» DESCRIPTION OF THE TASK: Leave out the pictures, then reproduce the rest of the material exactly.

» SOURCE MATERIAL:
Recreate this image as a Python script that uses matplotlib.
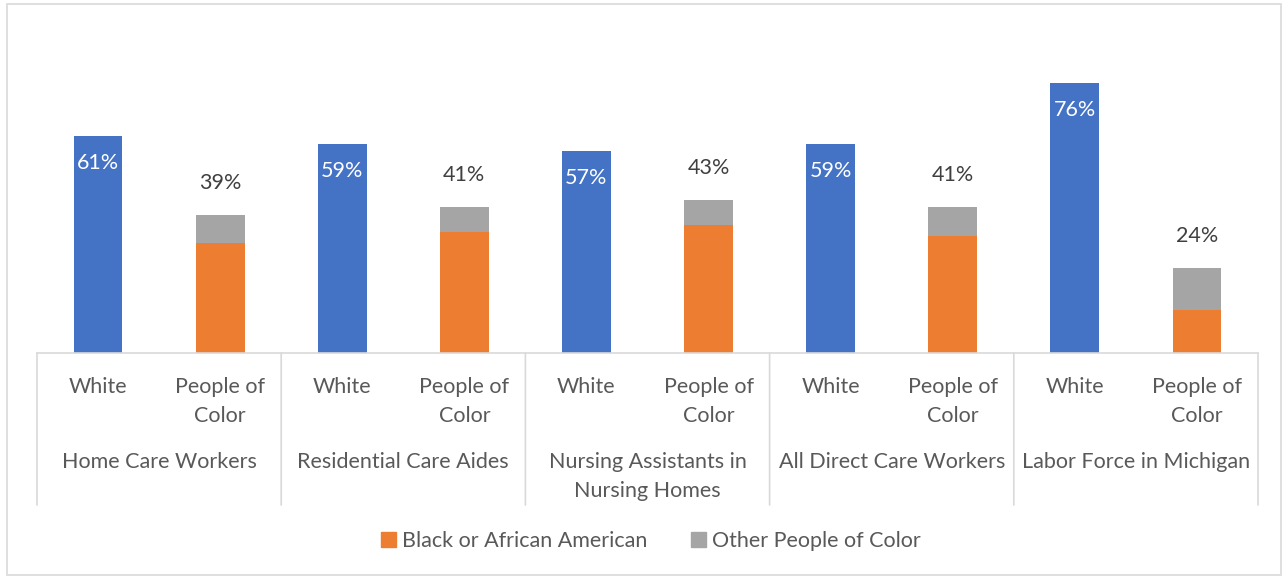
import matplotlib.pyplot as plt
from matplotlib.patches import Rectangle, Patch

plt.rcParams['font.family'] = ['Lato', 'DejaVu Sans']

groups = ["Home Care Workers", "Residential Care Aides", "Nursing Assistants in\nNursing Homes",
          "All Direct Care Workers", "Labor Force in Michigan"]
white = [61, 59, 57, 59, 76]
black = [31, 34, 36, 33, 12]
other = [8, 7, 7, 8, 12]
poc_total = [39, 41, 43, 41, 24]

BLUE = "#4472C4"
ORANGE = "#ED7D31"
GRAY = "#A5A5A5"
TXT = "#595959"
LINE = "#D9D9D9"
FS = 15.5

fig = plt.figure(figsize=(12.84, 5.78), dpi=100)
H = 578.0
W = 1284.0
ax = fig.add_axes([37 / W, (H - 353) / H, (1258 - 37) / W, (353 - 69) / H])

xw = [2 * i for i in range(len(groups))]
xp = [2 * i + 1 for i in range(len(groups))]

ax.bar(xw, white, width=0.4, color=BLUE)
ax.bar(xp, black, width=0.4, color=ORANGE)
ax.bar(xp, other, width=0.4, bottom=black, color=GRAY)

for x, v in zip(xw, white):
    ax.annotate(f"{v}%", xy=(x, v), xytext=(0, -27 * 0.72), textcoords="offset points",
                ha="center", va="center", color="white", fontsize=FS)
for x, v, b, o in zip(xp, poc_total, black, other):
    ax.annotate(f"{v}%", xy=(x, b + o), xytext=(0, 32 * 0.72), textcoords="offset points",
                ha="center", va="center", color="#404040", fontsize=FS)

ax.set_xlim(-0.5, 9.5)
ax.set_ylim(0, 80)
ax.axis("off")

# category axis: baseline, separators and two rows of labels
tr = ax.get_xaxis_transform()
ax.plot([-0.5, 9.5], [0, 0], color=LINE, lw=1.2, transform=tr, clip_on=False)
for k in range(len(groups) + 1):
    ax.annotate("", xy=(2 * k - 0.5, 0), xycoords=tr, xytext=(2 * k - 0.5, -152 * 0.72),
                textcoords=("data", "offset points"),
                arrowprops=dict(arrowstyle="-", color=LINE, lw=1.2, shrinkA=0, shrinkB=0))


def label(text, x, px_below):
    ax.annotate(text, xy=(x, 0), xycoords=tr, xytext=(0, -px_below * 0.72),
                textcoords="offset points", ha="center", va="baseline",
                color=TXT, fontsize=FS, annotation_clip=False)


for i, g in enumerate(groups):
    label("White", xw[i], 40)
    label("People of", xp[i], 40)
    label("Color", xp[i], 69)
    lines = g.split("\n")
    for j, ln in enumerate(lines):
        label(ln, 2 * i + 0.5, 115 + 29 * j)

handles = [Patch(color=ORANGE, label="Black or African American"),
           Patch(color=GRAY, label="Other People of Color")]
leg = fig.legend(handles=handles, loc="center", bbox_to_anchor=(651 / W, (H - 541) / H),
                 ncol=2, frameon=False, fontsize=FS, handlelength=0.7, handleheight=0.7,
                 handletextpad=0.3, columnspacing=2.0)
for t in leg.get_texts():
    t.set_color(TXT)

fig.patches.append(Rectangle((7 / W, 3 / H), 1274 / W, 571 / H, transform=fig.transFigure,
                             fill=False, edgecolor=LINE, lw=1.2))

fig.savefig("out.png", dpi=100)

» RESPONSE TO THIS EXERCISE:
Recreate this image as a Python script that uses matplotlib.
import matplotlib.pyplot as plt
from matplotlib.patches import Rectangle, Patch

plt.rcParams['font.family'] = ['Lato', 'DejaVu Sans']

groups = ["Home Care Workers", "Residential Care Aides", "Nursing Assistants in\nNursing Homes",
          "All Direct Care Workers", "Labor Force in Michigan"]
white = [61, 59, 57, 59, 76]
black = [31, 34, 36, 33, 12]
other = [8, 7, 7, 8, 12]
poc_total = [39, 41, 43, 41, 24]

BLUE = "#4472C4"
ORANGE = "#ED7D31"
GRAY = "#A5A5A5"
TXT = "#595959"
LINE = "#D9D9D9"
FS = 15.5

fig = plt.figure(figsize=(12.84, 5.78), dpi=100)
H = 578.0
W = 1284.0
ax = fig.add_axes([37 / W, (H - 353) / H, (1258 - 37) / W, (353 - 69) / H])

xw = [2 * i for i in range(len(groups))]
xp = [2 * i + 1 for i in range(len(groups))]

ax.bar(xw, white, width=0.4, color=BLUE)
ax.bar(xp, black, width=0.4, color=ORANGE)
ax.bar(xp, other, width=0.4, bottom=black, color=GRAY)

for x, v in zip(xw, white):
    ax.annotate(f"{v}%", xy=(x, v), xytext=(0, -27 * 0.72), textcoords="offset points",
                ha="center", va="center", color="white", fontsize=FS)
for x, v, b, o in zip(xp, poc_total, black, other):
    ax.annotate(f"{v}%", xy=(x, b + o), xytext=(0, 32 * 0.72), textcoords="offset points",
                ha="center", va="center", color="#404040", fontsize=FS)

ax.set_xlim(-0.5, 9.5)
ax.set_ylim(0, 80)
ax.axis("off")

# category axis: baseline, separators and two rows of labels
tr = ax.get_xaxis_transform()
ax.plot([-0.5, 9.5], [0, 0], color=LINE, lw=1.2, transform=tr, clip_on=False)
for k in range(len(groups) + 1):
    ax.annotate("", xy=(2 * k - 0.5, 0), xycoords=tr, xytext=(2 * k - 0.5, -152 * 0.72),
                textcoords=("data", "offset points"),
                arrowprops=dict(arrowstyle="-", color=LINE, lw=1.2, shrinkA=0, shrinkB=0))


def label(text, x, px_below):
    ax.annotate(text, xy=(x, 0), xycoords=tr, xytext=(0, -px_below * 0.72),
                textcoords="offset points", ha="center", va="baseline",
                color=TXT, fontsize=FS, annotation_clip=False)


for i, g in enumerate(groups):
    label("White", xw[i], 40)
    label("People of", xp[i], 40)
    label("Color", xp[i], 69)
    lines = g.split("\n")
    for j, ln in enumerate(lines):
        label(ln, 2 * i + 0.5, 115 + 29 * j)

handles = [Patch(color=ORANGE, label="Black or African American"),
           Patch(color=GRAY, label="Other People of Color")]
leg = fig.legend(handles=handles, loc="center", bbox_to_anchor=(651 / W, (H - 541) / H),
                 ncol=2, frameon=False, fontsize=FS, handlelength=0.7, handleheight=0.7,
                 handletextpad=0.3, columnspacing=2.0)
for t in leg.get_texts():
    t.set_color(TXT)

fig.patches.append(Rectangle((7 / W, 3 / H), 1274 / W, 571 / H, transform=fig.transFigure,
                             fill=False, edgecolor=LINE, lw=1.2))

fig.savefig("out.png", dpi=100)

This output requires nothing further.